Process optimization

One example of process optimization in data science,  that I used is the implementation of automated machine learning (AutoML) to streamline the model building process.

Traditionally, building machine learning models can be a time-consuming and iterative process that requires domain expertise and a lot of trial and error. However, with AutoML, the process can be automated to some extent.

In my case, I took advantage of the fact that the AutoML tools use algorithms to automate model selection, hyperparameter tuning, and feature engineering, among other things. This can reduce the time and effort required to build accurate models, allowing me to focus on higher-level tasks like interpreting results and developing insights.

 

In my personal experience in manufacturing, Automated machine learning (AutoML) has been used to streamline the model-building process in several ways.
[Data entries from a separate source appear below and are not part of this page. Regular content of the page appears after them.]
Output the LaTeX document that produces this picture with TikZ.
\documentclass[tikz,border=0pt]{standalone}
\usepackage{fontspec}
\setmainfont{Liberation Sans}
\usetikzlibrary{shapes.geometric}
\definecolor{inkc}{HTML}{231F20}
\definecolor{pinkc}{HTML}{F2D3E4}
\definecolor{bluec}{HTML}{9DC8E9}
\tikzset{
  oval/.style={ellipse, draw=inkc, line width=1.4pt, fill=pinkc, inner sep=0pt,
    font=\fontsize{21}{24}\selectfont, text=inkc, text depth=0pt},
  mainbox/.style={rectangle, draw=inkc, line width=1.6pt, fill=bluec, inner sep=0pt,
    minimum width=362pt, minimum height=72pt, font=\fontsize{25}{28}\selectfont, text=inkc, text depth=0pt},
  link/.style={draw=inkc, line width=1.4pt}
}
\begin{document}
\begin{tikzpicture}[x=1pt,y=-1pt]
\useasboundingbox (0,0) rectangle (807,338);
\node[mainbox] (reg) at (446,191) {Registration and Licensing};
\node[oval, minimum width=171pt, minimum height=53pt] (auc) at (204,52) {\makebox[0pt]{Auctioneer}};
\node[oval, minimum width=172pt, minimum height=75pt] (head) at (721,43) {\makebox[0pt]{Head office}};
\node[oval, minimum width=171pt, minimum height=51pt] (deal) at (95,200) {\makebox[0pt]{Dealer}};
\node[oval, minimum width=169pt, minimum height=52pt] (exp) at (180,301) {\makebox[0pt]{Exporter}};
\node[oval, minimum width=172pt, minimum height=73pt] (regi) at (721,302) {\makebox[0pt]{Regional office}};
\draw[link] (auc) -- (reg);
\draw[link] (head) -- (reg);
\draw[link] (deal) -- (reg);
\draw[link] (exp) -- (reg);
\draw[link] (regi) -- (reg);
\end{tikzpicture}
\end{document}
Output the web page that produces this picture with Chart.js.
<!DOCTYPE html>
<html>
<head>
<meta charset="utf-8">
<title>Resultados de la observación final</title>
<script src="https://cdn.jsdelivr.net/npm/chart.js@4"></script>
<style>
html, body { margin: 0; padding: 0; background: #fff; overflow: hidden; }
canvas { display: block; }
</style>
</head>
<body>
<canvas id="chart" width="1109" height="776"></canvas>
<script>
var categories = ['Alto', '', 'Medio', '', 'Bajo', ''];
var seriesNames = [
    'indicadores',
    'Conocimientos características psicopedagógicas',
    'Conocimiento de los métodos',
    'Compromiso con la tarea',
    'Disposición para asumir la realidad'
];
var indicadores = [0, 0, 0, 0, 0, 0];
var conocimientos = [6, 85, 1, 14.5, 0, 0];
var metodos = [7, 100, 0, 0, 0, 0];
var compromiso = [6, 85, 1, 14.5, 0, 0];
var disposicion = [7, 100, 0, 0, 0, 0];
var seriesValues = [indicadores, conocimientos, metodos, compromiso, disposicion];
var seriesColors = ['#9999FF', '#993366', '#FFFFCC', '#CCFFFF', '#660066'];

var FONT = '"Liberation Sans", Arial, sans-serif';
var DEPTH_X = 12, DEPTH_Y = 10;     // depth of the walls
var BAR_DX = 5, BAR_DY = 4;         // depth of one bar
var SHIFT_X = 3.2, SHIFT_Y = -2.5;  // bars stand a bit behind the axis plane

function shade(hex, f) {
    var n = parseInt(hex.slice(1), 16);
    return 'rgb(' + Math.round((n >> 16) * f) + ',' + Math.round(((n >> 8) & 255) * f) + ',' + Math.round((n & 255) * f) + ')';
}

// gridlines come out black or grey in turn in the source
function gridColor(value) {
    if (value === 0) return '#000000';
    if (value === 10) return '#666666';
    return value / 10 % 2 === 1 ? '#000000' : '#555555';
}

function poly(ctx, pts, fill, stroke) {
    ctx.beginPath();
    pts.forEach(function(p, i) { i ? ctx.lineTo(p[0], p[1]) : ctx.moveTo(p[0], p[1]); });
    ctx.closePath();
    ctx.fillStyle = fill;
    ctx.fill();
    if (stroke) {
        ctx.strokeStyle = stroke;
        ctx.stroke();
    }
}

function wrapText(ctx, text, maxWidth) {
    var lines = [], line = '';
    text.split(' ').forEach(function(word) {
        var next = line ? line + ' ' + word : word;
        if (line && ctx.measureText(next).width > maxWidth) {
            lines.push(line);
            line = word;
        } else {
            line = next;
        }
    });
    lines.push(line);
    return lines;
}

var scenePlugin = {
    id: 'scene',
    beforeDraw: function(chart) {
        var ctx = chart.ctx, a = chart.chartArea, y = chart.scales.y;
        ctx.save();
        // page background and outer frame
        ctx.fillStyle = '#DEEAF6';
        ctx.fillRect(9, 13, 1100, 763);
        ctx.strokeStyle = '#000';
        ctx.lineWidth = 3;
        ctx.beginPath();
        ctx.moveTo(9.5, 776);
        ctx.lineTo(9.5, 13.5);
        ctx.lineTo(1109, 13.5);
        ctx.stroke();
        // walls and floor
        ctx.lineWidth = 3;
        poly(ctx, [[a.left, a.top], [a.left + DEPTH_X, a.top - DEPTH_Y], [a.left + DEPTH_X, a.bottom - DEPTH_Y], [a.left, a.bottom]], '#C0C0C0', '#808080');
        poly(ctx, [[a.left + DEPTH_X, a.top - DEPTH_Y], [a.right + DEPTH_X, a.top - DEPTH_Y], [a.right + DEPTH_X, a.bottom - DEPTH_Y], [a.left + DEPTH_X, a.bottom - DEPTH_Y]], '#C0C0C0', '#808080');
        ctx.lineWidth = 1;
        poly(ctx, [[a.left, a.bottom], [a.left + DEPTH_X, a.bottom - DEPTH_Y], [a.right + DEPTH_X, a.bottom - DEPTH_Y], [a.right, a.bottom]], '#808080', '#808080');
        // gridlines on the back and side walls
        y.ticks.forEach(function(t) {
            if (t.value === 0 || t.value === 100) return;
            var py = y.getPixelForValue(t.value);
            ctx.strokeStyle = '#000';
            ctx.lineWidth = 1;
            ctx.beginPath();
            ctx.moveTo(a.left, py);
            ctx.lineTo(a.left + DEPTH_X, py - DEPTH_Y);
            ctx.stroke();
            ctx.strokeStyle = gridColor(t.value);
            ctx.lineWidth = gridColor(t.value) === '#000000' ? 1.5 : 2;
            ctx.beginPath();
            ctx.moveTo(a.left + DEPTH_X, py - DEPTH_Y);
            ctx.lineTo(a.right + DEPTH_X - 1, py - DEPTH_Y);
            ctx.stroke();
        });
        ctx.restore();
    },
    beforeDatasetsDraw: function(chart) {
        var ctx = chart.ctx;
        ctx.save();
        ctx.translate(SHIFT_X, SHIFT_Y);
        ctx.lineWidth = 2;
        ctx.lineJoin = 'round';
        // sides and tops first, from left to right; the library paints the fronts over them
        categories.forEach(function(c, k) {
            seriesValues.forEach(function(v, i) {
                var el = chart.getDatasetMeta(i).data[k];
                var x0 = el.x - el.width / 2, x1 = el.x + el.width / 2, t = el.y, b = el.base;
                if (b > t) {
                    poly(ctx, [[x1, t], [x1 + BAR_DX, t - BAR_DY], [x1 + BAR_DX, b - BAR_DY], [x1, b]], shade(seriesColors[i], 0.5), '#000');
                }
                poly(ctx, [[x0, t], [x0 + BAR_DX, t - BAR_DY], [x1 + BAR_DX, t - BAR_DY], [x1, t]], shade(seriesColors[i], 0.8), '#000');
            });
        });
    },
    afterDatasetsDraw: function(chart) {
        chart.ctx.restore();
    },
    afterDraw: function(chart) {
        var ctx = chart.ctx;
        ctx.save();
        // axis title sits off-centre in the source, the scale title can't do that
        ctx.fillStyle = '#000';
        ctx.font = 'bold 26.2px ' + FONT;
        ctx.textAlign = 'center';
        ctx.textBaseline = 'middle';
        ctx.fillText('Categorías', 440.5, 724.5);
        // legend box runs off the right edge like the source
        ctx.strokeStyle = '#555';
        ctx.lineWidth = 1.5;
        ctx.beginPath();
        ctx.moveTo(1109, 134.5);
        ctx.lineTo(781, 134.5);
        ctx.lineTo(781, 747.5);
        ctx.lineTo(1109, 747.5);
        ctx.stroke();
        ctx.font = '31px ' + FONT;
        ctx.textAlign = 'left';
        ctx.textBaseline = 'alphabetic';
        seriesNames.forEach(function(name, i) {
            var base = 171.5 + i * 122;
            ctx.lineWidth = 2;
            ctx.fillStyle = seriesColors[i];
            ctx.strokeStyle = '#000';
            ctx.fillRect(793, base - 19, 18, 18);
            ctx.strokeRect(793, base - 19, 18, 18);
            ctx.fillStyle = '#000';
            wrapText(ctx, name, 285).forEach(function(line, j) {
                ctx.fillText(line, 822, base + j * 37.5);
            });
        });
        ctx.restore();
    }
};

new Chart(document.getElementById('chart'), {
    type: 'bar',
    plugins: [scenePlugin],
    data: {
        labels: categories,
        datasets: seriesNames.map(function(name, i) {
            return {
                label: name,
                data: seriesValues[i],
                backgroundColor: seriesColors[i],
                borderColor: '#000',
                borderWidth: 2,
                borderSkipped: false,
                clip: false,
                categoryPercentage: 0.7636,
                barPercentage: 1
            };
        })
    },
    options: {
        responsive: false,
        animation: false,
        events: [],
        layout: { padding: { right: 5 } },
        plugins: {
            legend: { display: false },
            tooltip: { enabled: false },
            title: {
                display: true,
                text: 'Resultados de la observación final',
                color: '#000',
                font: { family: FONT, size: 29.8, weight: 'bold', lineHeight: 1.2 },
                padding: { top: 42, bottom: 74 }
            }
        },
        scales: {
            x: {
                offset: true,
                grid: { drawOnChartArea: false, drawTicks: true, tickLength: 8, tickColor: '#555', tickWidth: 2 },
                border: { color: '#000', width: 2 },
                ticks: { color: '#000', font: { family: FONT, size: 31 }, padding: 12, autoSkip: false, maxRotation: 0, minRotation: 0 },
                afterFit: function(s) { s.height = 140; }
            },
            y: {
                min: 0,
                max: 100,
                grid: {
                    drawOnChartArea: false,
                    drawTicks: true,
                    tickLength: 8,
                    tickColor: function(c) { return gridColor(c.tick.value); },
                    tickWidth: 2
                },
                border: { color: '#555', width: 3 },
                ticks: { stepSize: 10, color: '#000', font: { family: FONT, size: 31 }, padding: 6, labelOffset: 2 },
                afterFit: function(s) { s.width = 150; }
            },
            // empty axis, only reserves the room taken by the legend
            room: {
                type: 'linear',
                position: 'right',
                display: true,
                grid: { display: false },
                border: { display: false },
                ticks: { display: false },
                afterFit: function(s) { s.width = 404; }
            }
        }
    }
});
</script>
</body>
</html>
Here are some examples:

  1. Predictive maintenance: AutoML can be used to build predictive models that identify equipment failure before it occurs. This can help manufacturers avoid costly downtime by allowing them to schedule maintenance proactively, rather than reactively.

  2. Quality control: AutoML can be used to build models that identify defects in manufacturing processes. By automating the process of building these models, manufacturers can quickly test and iterate on different strategies to improve the accuracy of defect detection.
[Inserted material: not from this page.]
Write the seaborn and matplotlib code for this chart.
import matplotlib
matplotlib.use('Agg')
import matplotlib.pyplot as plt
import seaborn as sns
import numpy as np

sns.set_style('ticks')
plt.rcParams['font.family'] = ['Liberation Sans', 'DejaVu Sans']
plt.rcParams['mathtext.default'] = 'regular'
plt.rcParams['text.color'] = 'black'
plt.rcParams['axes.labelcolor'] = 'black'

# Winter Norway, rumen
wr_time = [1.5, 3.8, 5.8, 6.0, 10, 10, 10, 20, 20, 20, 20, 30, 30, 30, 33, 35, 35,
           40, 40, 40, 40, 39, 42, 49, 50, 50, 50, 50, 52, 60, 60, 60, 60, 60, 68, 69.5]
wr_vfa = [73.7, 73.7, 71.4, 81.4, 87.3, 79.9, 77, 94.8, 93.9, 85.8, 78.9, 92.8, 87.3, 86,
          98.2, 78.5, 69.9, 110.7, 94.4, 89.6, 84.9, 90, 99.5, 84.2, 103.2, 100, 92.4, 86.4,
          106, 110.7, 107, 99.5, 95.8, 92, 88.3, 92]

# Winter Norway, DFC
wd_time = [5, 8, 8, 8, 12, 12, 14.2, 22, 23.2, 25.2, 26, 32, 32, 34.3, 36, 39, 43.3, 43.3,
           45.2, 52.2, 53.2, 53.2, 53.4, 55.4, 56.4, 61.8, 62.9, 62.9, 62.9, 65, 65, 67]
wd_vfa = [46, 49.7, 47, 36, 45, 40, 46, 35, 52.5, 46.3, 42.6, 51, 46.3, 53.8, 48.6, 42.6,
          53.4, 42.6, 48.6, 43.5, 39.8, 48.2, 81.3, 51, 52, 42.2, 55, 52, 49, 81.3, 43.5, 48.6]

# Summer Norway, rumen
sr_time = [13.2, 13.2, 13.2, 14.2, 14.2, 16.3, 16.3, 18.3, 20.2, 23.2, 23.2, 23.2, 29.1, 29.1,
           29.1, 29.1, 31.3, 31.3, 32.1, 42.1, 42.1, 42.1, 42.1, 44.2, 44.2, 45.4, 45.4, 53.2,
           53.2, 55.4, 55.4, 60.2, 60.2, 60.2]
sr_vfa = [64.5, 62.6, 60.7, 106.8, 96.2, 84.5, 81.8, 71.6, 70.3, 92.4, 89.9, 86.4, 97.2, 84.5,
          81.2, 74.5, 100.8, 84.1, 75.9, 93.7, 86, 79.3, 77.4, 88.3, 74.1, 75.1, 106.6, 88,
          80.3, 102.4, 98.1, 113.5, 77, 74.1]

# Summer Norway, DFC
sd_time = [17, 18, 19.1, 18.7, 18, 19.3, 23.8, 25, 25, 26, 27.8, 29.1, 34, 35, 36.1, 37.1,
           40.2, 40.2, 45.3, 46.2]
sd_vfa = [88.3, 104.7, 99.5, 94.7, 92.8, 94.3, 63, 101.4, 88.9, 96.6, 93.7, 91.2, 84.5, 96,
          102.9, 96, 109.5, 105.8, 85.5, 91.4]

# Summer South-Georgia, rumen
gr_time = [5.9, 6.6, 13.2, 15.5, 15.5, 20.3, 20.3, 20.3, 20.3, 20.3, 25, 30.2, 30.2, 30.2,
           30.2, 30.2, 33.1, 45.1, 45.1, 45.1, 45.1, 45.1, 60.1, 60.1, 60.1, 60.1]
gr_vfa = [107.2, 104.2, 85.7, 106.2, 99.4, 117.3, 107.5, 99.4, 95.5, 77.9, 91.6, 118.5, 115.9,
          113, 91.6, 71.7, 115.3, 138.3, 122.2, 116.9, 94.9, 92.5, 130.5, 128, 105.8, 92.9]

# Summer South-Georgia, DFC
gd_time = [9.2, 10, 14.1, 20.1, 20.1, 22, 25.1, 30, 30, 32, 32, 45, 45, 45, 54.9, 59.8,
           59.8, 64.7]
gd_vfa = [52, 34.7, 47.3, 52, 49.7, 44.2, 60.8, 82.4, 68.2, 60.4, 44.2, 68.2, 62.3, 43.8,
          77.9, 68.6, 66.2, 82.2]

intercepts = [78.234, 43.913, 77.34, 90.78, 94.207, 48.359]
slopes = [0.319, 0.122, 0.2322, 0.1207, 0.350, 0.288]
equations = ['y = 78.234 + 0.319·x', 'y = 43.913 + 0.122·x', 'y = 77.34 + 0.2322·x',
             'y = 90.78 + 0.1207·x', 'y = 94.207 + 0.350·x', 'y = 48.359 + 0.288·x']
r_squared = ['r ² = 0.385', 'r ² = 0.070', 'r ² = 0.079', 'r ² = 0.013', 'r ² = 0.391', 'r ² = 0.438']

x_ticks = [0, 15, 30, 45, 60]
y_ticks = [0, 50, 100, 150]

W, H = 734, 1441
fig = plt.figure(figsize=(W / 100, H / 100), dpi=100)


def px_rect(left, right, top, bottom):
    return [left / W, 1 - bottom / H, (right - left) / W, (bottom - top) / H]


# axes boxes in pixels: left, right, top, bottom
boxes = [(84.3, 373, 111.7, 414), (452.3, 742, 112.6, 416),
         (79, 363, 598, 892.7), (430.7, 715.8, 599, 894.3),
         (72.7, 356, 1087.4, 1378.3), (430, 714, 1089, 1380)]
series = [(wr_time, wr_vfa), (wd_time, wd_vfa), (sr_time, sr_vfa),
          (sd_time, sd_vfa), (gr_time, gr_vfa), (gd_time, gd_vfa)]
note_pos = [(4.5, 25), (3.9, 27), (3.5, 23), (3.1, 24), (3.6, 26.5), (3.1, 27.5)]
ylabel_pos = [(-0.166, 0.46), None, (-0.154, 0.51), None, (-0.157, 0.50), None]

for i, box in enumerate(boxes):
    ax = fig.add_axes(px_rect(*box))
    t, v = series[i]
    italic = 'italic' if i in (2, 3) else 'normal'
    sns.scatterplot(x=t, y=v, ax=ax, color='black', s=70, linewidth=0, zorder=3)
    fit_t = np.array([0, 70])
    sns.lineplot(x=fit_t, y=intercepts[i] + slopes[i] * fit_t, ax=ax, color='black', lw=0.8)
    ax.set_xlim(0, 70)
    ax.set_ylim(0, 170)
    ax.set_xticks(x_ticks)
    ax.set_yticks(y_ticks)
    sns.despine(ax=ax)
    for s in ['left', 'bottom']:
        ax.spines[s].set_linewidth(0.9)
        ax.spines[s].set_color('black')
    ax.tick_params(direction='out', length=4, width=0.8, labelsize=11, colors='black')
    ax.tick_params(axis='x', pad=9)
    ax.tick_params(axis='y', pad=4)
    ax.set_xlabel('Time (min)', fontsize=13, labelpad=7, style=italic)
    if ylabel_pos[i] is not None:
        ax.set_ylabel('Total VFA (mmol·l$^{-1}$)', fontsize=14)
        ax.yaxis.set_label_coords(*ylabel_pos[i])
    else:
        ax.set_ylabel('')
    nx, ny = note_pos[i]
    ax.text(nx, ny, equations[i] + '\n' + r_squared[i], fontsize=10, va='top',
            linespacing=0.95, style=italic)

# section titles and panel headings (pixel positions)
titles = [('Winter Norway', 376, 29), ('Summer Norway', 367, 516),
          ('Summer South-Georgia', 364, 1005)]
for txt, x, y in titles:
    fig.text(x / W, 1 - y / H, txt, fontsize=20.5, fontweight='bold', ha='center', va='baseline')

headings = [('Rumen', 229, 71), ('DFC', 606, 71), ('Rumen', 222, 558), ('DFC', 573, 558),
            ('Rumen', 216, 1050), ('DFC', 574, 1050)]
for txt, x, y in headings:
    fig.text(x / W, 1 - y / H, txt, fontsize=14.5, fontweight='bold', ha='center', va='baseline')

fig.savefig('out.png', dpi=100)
  3. Supply chain optimization: AutoML can be used to build models that predict demand for raw materials and finished goods. By automating the process of building these models, manufacturers can quickly adjust their supply chain strategies to meet changing market conditions.

To implement AutoML in manufacturing, we will need to follow these steps:

  1. Define the problem: Determine the specific business problem that you want to solve using AutoML. For example, you may want to predict equipment failure or optimize the supply chain.

  2. Collect and prepare data: Collect and prepare the data needed to train and test the AutoML model. This may involve gathering data from various sources, cleaning and pre-processing the data, and selecting relevant features.

  3. Select and configure AutoML tool: Choose an AutoML tool that fits your needs and configure it based on your specific problem and data. There are various AutoML tools available, such as H2O.ai, DataRobot, and Google AutoML.

  4. Train and evaluate models: Train and evaluate different models using the AutoML tool. This will involve selecting the appropriate algorithm, setting hyperparameters, and evaluating the performance of the model.

  5. Deploy and monitor: Once you have selected the best model, deploy it into the production environment and monitor its performance. You may need to update the model periodically as new data becomes available or as business requirements change.